First, this week started off strong with the passage of the new public safety bill—a refreshing departure from the typical partisan bickering and outrageous proposals that too often paralyze our Capitol. I was happy to support this legislation, which was achieved through rare bipartisan cooperation and, importantly, steered clear of the radical measures like gun control. Instead, this bill is full of several Republican projects, small fixes that law enforcement leaders have been asking for, and support for tried-and-true public safety initiatives. These are critical steps in fortifying the safety and security of our communities, and it's a testament to what we can achieve when we sideline political theatrics in favor of practical, common-sense governance.

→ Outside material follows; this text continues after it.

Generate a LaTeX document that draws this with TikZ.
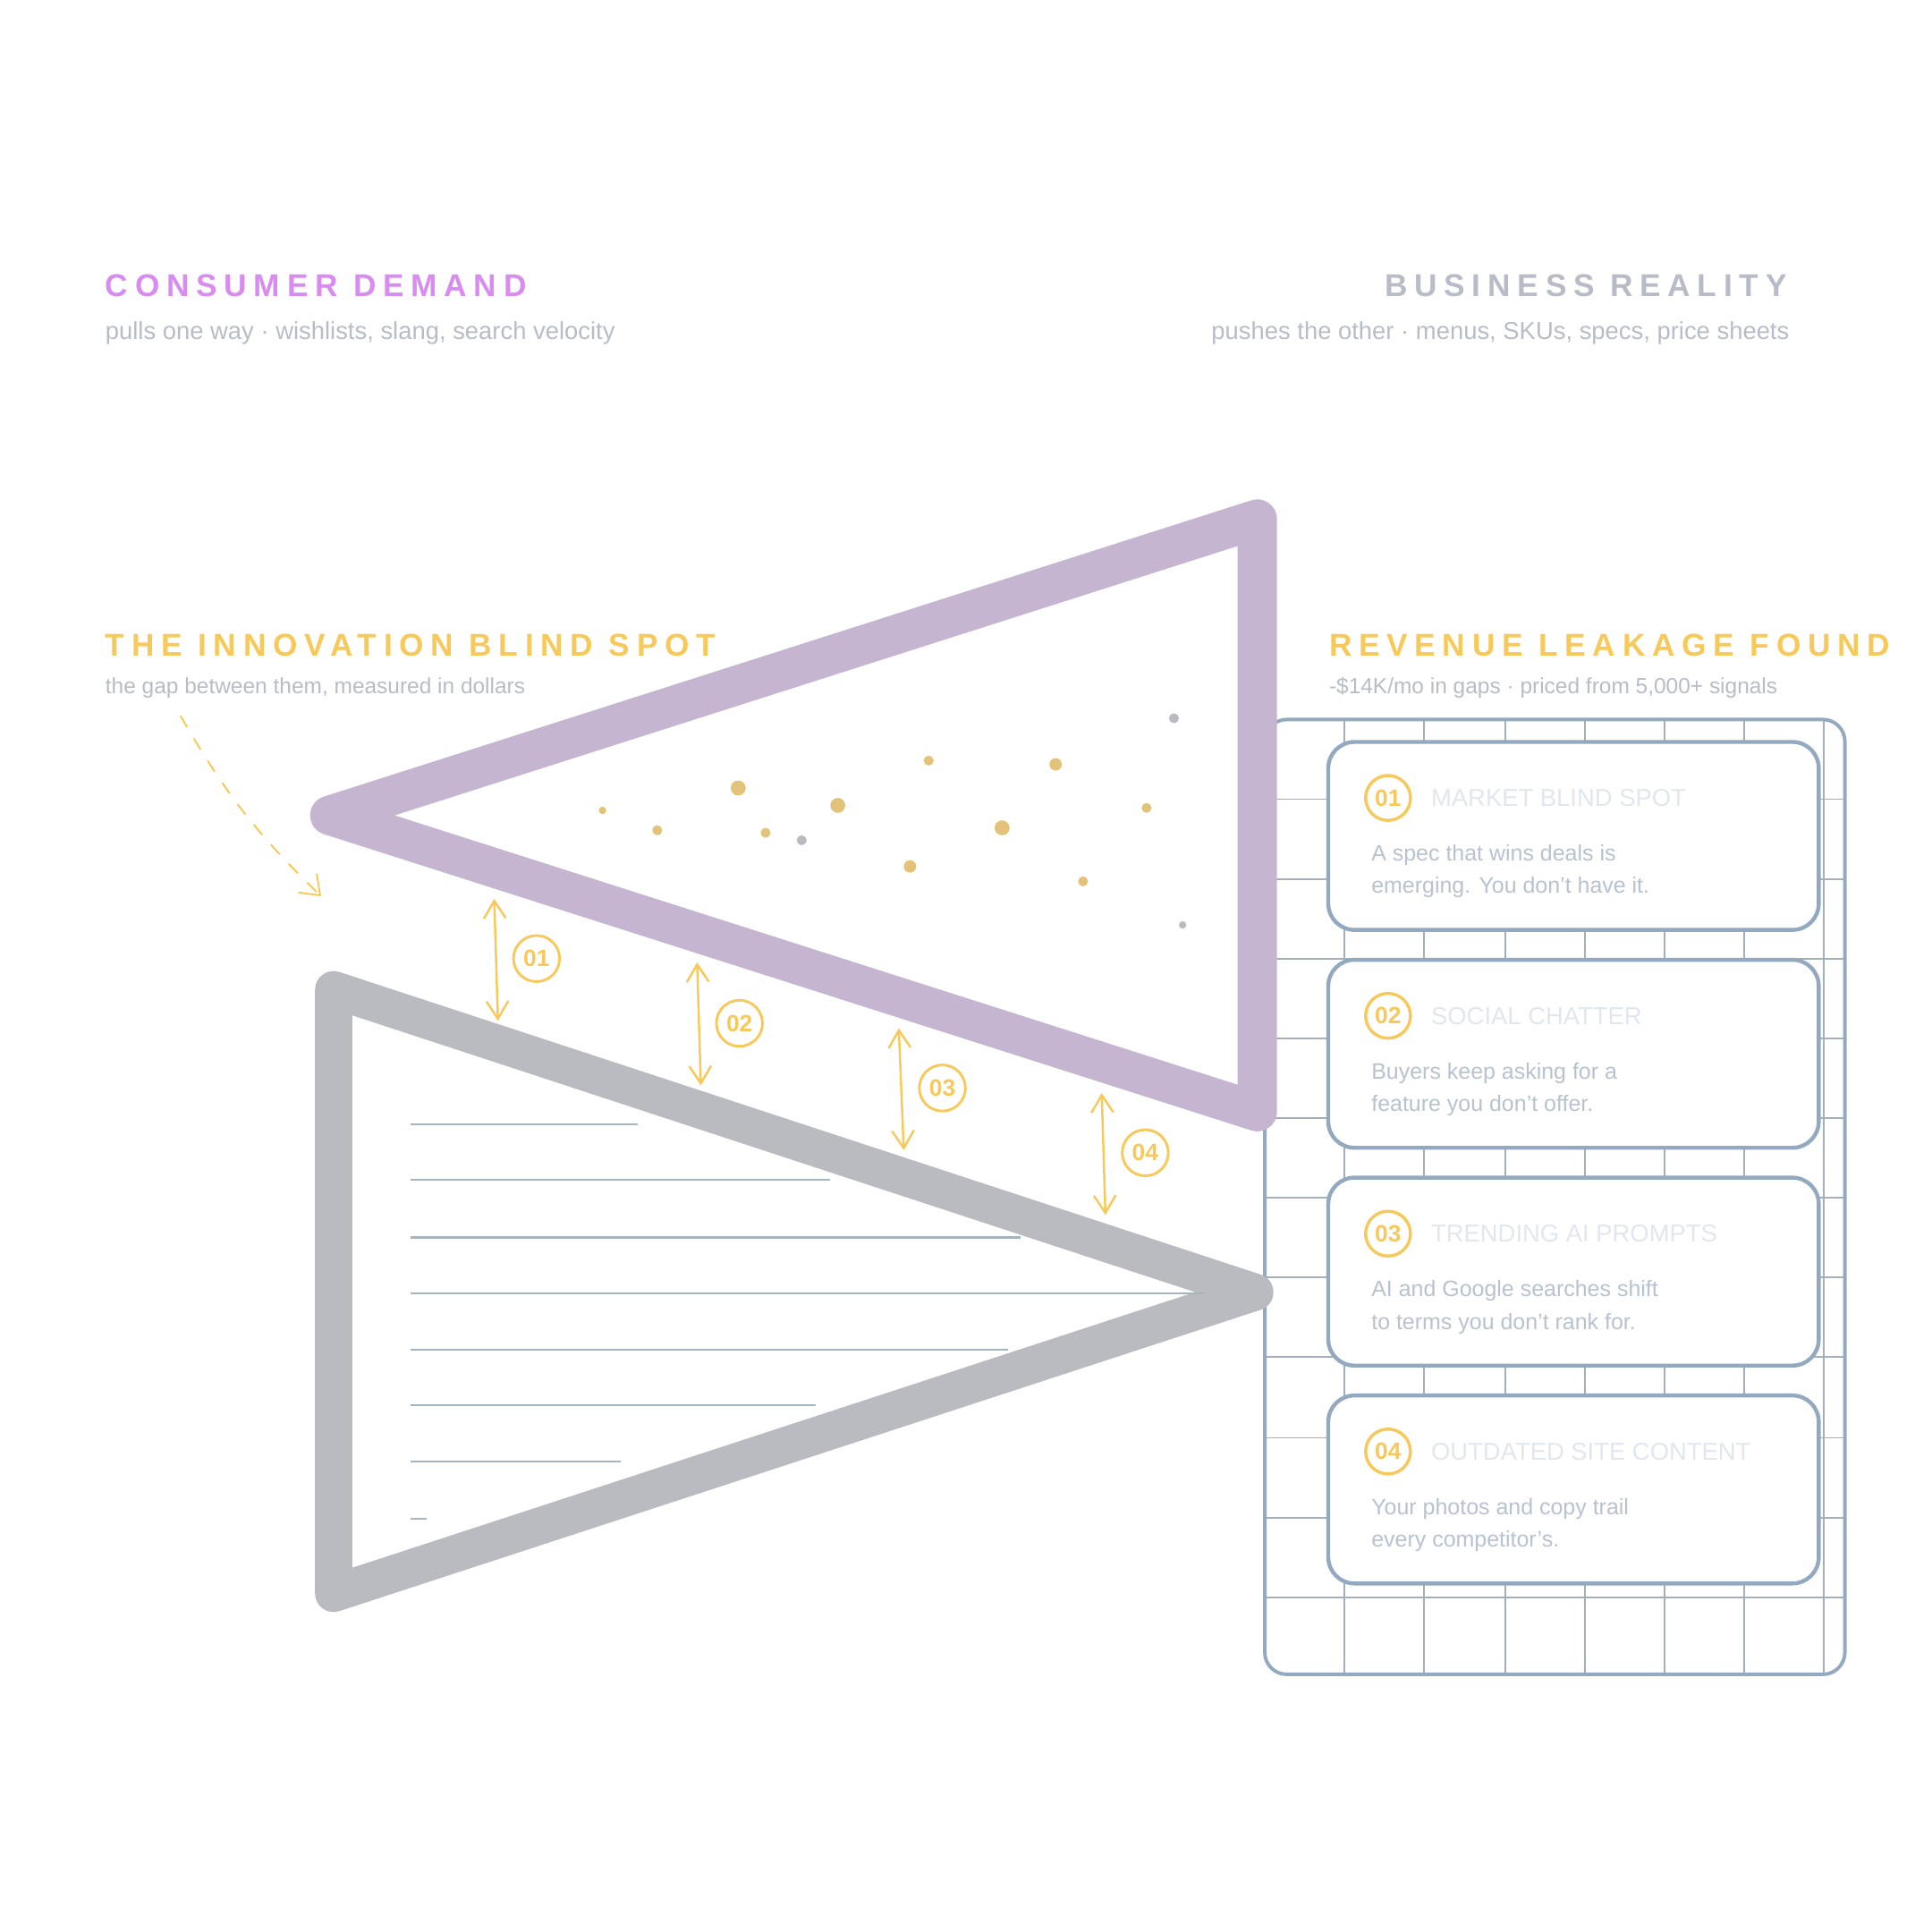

It isn’t all good news, however. Last session, despite “historic” education funding, many teachers are feeling left behind. Since 1989, we've seen a steady increase in the employee contribution rate to the teacher pension fund—from a modest 4.5% to a substantial 8% projected for 2025. While contributions have escalated, the promised improvements and benefits for our Tier 2 teachers have lagged or disappeared altogether. Notably, early retirement penalties have intensified, and cost-of-living adjustments (COLAs) that once provided a semblance of financial security in retirement have been stripped away for many.

Last year, under the DFL majority, overspending was rampant, yet there was a glaring oversight in addressing the real needs of our educators. Instead of supporting our teachers with fair pension reforms, the legislature left them behind. This is more than just a financial issue; it's a matter of respect and fairness for those who educate our future generations.